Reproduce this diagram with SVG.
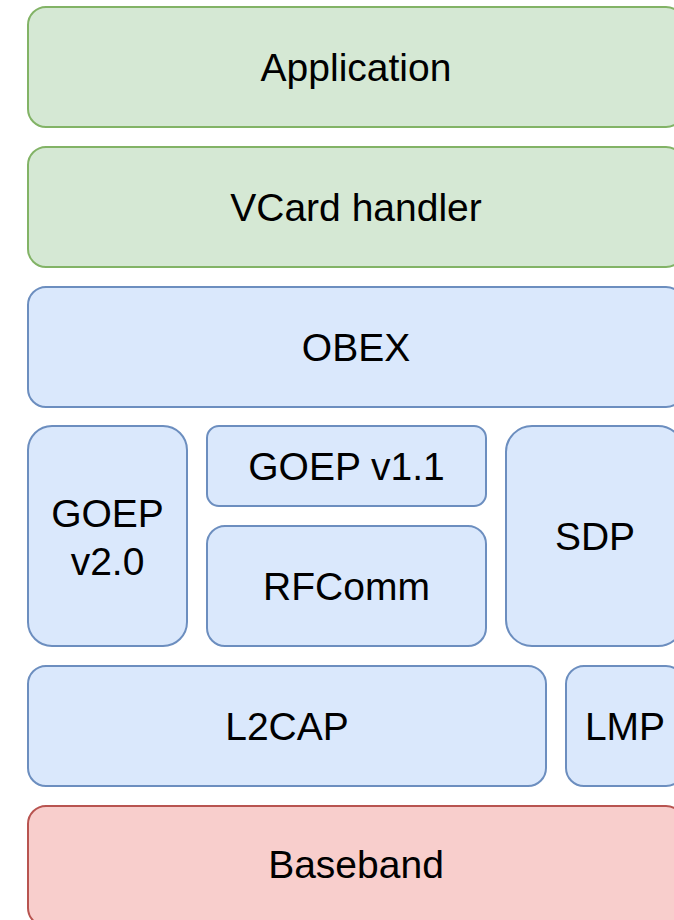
<svg xmlns="http://www.w3.org/2000/svg" width="674" height="920" viewBox="0 0 674 920">
  <style>
    .green { fill: #d5e8d4; stroke: #82b366; stroke-width: 2; }
    .blue { fill: #dae8fc; stroke: #6c8ebf; stroke-width: 2; }
    .red { fill: #f8cecc; stroke: #b85450; stroke-width: 2; }
    text { font-family: "Liberation Sans", Arial, sans-serif; font-size: 39px; fill: #000; text-anchor: middle; }
  </style>
  <rect width="674" height="920" fill="#ffffff"/>
  <g id="application">
    <rect class="green" x="28" y="7" width="656" height="120" rx="18"/>
    <text x="356" y="81">Application</text>
  </g>
  <g id="vcard-handler">
    <rect class="green" x="28" y="147" width="656" height="120" rx="18"/>
    <text x="356" y="221">VCard handler</text>
  </g>
  <g id="obex">
    <rect class="blue" x="28" y="287" width="656" height="120" rx="18"/>
    <text x="356" y="361">OBEX</text>
  </g>
  <g id="goep-v20">
    <rect class="blue" x="28" y="426" width="159" height="220" rx="24"/>
    <text x="107.5" y="527">GOEP</text>
    <text x="107.5" y="575">v2.0</text>
  </g>
  <g id="goep-v11">
    <rect class="blue" x="207" y="426" width="279" height="80" rx="12"/>
    <text x="346.5" y="480">GOEP v1.1</text>
  </g>
  <g id="rfcomm">
    <rect class="blue" x="207" y="526" width="279" height="120" rx="18"/>
    <text x="346.5" y="600">RFComm</text>
  </g>
  <g id="sdp">
    <rect class="blue" x="506" y="426" width="178" height="220" rx="26"/>
    <text x="595" y="550">SDP</text>
  </g>
  <g id="l2cap">
    <rect class="blue" x="28" y="666" width="518" height="120" rx="18"/>
    <text x="287" y="740">L2CAP</text>
  </g>
  <g id="lmp">
    <rect class="blue" x="566" y="666" width="118" height="120" rx="18"/>
    <text x="625" y="740">LMP</text>
  </g>
  <g id="baseband">
    <rect class="red" x="28" y="806" width="656" height="120" rx="18"/>
    <text x="356" y="878">Baseband</text>
  </g>
  <g id="connectors"/>
</svg>
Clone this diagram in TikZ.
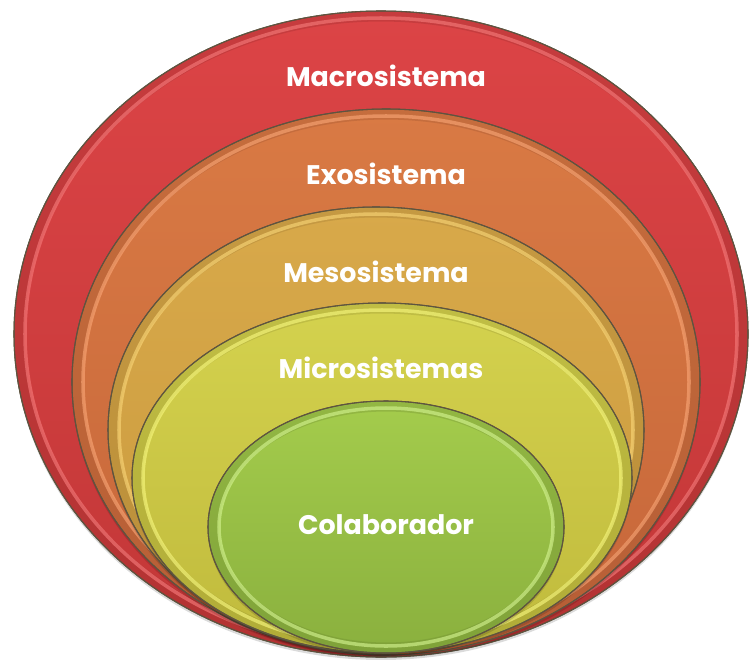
\documentclass[tikz,border=0pt]{standalone}
\usepackage{fontspec}
\setmainfont{Poppins}
\usepackage{tikz}

\definecolor{edgegray}{HTML}{5E5440}
\definecolor{macroA}{HTML}{DC4446}
\definecolor{macroB}{HTML}{C23737}
\definecolor{macroC}{HTML}{F47878}
\definecolor{exoA}{HTML}{D97A44}
\definecolor{exoB}{HTML}{C6663A}
\definecolor{exoC}{HTML}{F8A474}
\definecolor{mesoA}{HTML}{D8A94A}
\definecolor{mesoB}{HTML}{CA9A3E}
\definecolor{mesoC}{HTML}{F8D476}
\definecolor{microA}{HTML}{D4D24E}
\definecolor{microB}{HTML}{C0BA3C}
\definecolor{microC}{HTML}{F6F67C}
\definecolor{colabA}{HTML}{A4CC4C}
\definecolor{colabB}{HTML}{8AB03E}
\definecolor{colabC}{HTML}{D2F28E}

\tikzset{
  layer/.style={draw=edgegray, line width=0.6pt},
  band/.style={line width=12pt, opacity=0.25},
  rim/.style={line width=2pt, opacity=0.65},
  drop/.style={fill=black, opacity=0.14},
  label/.style={text=white, font=\bfseries\fontsize{15.3}{18}\selectfont},
}

\begin{document}
\begin{tikzpicture}[x=0.02cm, y=-0.02cm]
            \useasboundingbox (0,0) rectangle (750,659);
            % Macrosistema
            \fill[drop] (381,337) ellipse (367 and 323);
            \shadedraw[layer, top color=macroA, bottom color=macroB] (381,334) ellipse (367 and 323);
            \begin{scope}
                \clip (381,334) ellipse (367 and 323);
                \draw[band, macroB!70!black] (381,334) ellipse (367 and 323);
            \end{scope}
            \draw[rim, macroC] (381,334) ellipse (356 and 316);
            \draw[edgegray, line width=0.6pt] (381,334) ellipse (367 and 323);
            % Exosistema
            \fill[drop] (386,385) ellipse (314 and 273);
            \shadedraw[layer, top color=exoA, bottom color=exoB] (386,382) ellipse (314 and 273);
            \begin{scope}
                \clip (386,382) ellipse (314 and 273);
                \draw[band, exoB!70!black] (386,382) ellipse (314 and 273);
            \end{scope}
            \draw[rim, exoC] (386,382) ellipse (303 and 266);
            \draw[edgegray, line width=0.6pt] (386,382) ellipse (314 and 273);
            % Mesosistema
            \fill[drop] (376,433) ellipse (268 and 223);
            \shadedraw[layer, top color=mesoA, bottom color=mesoB] (376,430) ellipse (268 and 223);
            \begin{scope}
                \clip (376,430) ellipse (268 and 223);
                \draw[band, mesoB!70!black] (376,430) ellipse (268 and 223);
            \end{scope}
            \draw[rim, mesoC] (376,430) ellipse (257 and 216);
            \draw[edgegray, line width=0.6pt] (376,430) ellipse (268 and 223);
            % Microsistemas
            \fill[drop] (382,481) ellipse (250 and 175);
            \shadedraw[layer, top color=microA, bottom color=microB] (382,478) ellipse (250 and 175);
            \begin{scope}
                \clip (382,478) ellipse (250 and 175);
                \draw[band, microB!70!black] (382,478) ellipse (250 and 175);
            \end{scope}
            \draw[rim, microC] (382,478) ellipse (239 and 168);
            \draw[edgegray, line width=0.6pt] (382,478) ellipse (250 and 175);
            % Colaborador
            \fill[drop] (386,530) ellipse (178 and 126);
            \shadedraw[layer, top color=colabA, bottom color=colabB] (386,527) ellipse (178 and 126);
            \begin{scope}
                \clip (386,527) ellipse (178 and 126);
                \draw[band, colabB!70!black] (386,527) ellipse (178 and 126);
            \end{scope}
            \draw[rim, colabC] (386,527) ellipse (167 and 119);
            \draw[edgegray, line width=0.6pt] (386,527) ellipse (178 and 126);
            % labels
            \node[label] (macro) at (386,76) {Macrosistema};
            \node[label] (exo) at (386,174) {Exosistema};
            \node[label] (meso) at (376,272) {Mesosistema};
            \node[label] (micro) at (381,368) {Microsistemas};
            \node[label] (colab) at (386,525) {Colaborador};
        \end{tikzpicture}
\end{document}
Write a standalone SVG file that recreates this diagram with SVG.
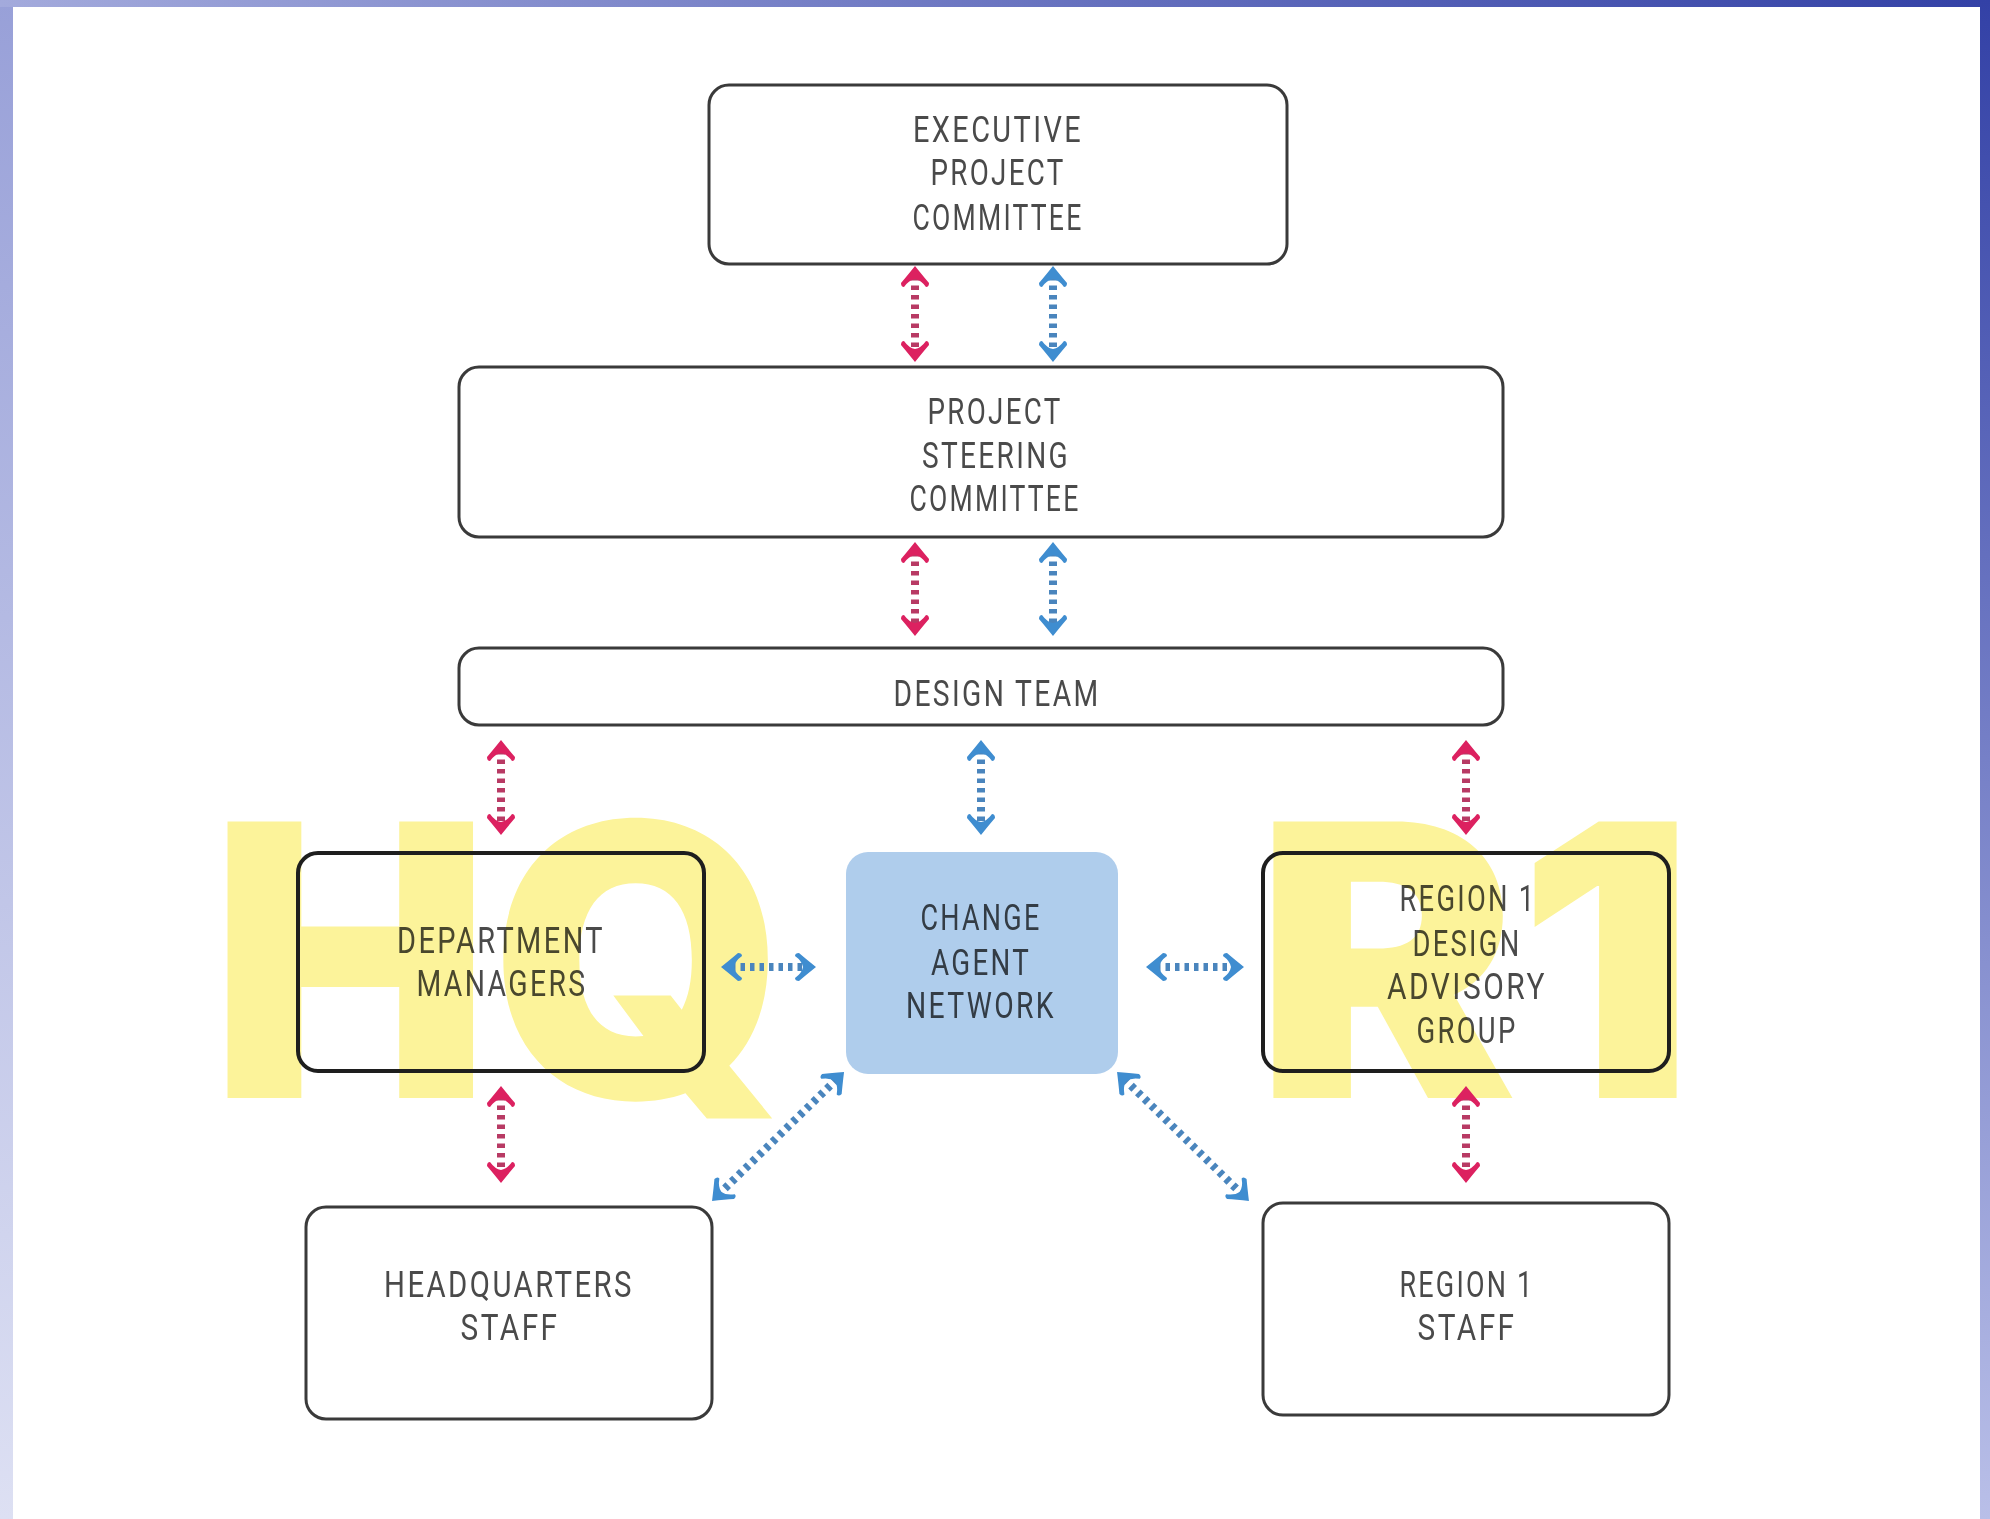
<svg xmlns="http://www.w3.org/2000/svg" width="1990" height="1519" viewBox="0 0 1990 1519">
<defs>
<linearGradient id="gLeft" x1="0" y1="0" x2="0" y2="1"><stop offset="0" stop-color="#98a0d8"/><stop offset="1" stop-color="#dde0f3"/></linearGradient>
<linearGradient id="gTop" x1="0" y1="0" x2="1" y2="0"><stop offset="0" stop-color="#a3aadc"/><stop offset="1" stop-color="#3341a6"/></linearGradient>
<linearGradient id="gRight" x1="0" y1="0" x2="0" y2="1"><stop offset="0" stop-color="#3341a6"/><stop offset="1" stop-color="#b9bfe8"/></linearGradient>
<marker id="mRed" viewBox="0 -15 24 30" markerWidth="24" markerHeight="30" refX="12" refY="0" orient="auto-start-reverse" markerUnits="userSpaceOnUse">
<path d="M22,0 Q12,-8 5,-14 Q1,-14 1,-11 Q8,-6 9,0 Q8,6 1,11 Q1,14 5,14 Q12,8 22,0 Z" fill="#dc2160"/>
</marker>
<marker id="mBlue" viewBox="0 -15 24 30" markerWidth="24" markerHeight="30" refX="12" refY="0" orient="auto-start-reverse" markerUnits="userSpaceOnUse">
<path d="M22,0 Q12,-8 5,-14 Q1,-14 1,-11 Q8,-6 9,0 Q8,6 1,11 Q1,14 5,14 Q12,8 22,0 Z" fill="#3f8dd0"/>
</marker>
<style>
.box{fill:none;stroke:#3a3a3a;stroke-width:3}
.boxw{fill:#fff;stroke:#3a3a3a;stroke-width:3}
.boxk{fill:none;stroke:#1e1e1e;stroke-width:4}
.lbl{font-family:Roboto,"Liberation Sans",sans-serif;font-weight:400;font-size:36px;letter-spacing:3px;fill:#4a4a4a;text-anchor:middle;mix-blend-mode:multiply}
.big{font-family:Inter,Lato,Roboto,"Liberation Sans",sans-serif;font-weight:900;font-size:380px;fill:#fcf39a}
.red{fill:none;stroke:#b83a64;stroke-width:8;stroke-dasharray:4.5 5;marker-start:url(#mRed);marker-end:url(#mRed)}
.blue{fill:none;stroke:#4a85bd;stroke-width:8;stroke-dasharray:4.5 5;marker-start:url(#mBlue);marker-end:url(#mBlue)}
</style>
</defs>
<g id="background">
<rect x="0" y="0" width="1990" height="1519" fill="#fff"/>
<rect x="0" y="0" width="13" height="1519" fill="url(#gLeft)"/>
<rect x="0" y="0" width="1990" height="7" fill="url(#gTop)"/>
<rect x="1980" y="0" width="10" height="1519" fill="url(#gRight)"/>
</g>
<g id="watermarks">
<text class="big" x="210" y="1098" textLength="575" lengthAdjust="spacingAndGlyphs">HQ</text>
<text class="big" x="1255" y="1098" textLength="440" lengthAdjust="spacingAndGlyphs">R1</text>
</g>
<g id="executive-project-committee">
<rect class="boxw" x="709" y="85" width="578" height="179" rx="20"/>
<text class="lbl" x="998" y="142" textLength="170" lengthAdjust="spacingAndGlyphs">EXECUTIVE</text>
<text class="lbl" x="998" y="185" textLength="135" lengthAdjust="spacingAndGlyphs">PROJECT</text>
<text class="lbl" x="998" y="230" textLength="171" lengthAdjust="spacingAndGlyphs">COMMITTEE</text>
</g>
<g id="project-steering-committee">
<rect class="boxw" x="459" y="367" width="1044" height="170" rx="20"/>
<text class="lbl" x="995" y="424" textLength="135" lengthAdjust="spacingAndGlyphs">PROJECT</text>
<text class="lbl" x="996" y="468" textLength="148" lengthAdjust="spacingAndGlyphs">STEERING</text>
<text class="lbl" x="995" y="511" textLength="171" lengthAdjust="spacingAndGlyphs">COMMITTEE</text>
</g>
<g id="design-team">
<rect class="boxw" x="459" y="648" width="1044" height="77" rx="20"/>
<text class="lbl" x="997" y="706" textLength="207" lengthAdjust="spacingAndGlyphs">DESIGN TEAM</text>
</g>
<g id="department-managers">
<rect class="boxk" x="298" y="853" width="406" height="218" rx="20"/>
<text class="lbl" x="501" y="953" textLength="208" lengthAdjust="spacingAndGlyphs">DEPARTMENT</text>
<text class="lbl" x="502" y="996" textLength="171" lengthAdjust="spacingAndGlyphs">MANAGERS</text>
</g>
<g id="change-agent-network">
<rect x="846" y="852" width="272" height="222" rx="22" fill="#afcdec"/>
<text class="lbl" x="981" y="930" textLength="121" lengthAdjust="spacingAndGlyphs">CHANGE</text>
<text class="lbl" x="981" y="975" textLength="100" lengthAdjust="spacingAndGlyphs">AGENT</text>
<text class="lbl" x="981" y="1018" textLength="150" lengthAdjust="spacingAndGlyphs">NETWORK</text>
</g>
<g id="region1-design-advisory-group">
<rect class="boxk" x="1263" y="853" width="406" height="218" rx="20"/>
<text class="lbl" x="1468" y="911" textLength="137" lengthAdjust="spacingAndGlyphs">REGION 1</text>
<text class="lbl" x="1467" y="956" textLength="109" lengthAdjust="spacingAndGlyphs">DESIGN</text>
<text class="lbl" x="1467" y="999" textLength="160" lengthAdjust="spacingAndGlyphs">ADVISORY</text>
<text class="lbl" x="1467" y="1043" textLength="101" lengthAdjust="spacingAndGlyphs">GROUP</text>
</g>
<g id="headquarters-staff">
<rect class="boxw" x="306" y="1207" width="406" height="212" rx="20"/>
<text class="lbl" x="509" y="1297" textLength="250" lengthAdjust="spacingAndGlyphs">HEADQUARTERS</text>
<text class="lbl" x="510" y="1340" textLength="99" lengthAdjust="spacingAndGlyphs">STAFF</text>
</g>
<g id="region1-staff">
<rect class="boxw" x="1263" y="1203" width="406" height="212" rx="20"/>
<text class="lbl" x="1467" y="1297" textLength="135" lengthAdjust="spacingAndGlyphs">REGION 1</text>
<text class="lbl" x="1467" y="1340" textLength="99" lengthAdjust="spacingAndGlyphs">STAFF</text>
</g>
<g id="connectors">
<path class="red" d="M915,276 V352"/>
<path class="blue" d="M1053,276 V352"/>
<path class="red" d="M915,552 V626"/>
<path class="blue" d="M1053,552 V626"/>
<path class="red" d="M501,750 V825"/>
<path class="blue" d="M981,750 V825"/>
<path class="red" d="M1466,750 V825"/>
<path class="blue" d="M731,967 H806"/>
<path class="blue" d="M1156,967 H1234"/>
<path class="red" d="M501,1096 V1173"/>
<path class="red" d="M1466,1096 V1173"/>
<path class="blue" d="M836.9,1079 L719.2,1194"/>
<path class="blue" d="M1124.2,1079 L1241.8,1194"/>
</g>
</svg>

Requirement: Return each line of the listing that holds the string "with".

Exercise output:
Reproduce this diagram with SVG.
Write a standalone SVG file that recreates this diagram with SVG.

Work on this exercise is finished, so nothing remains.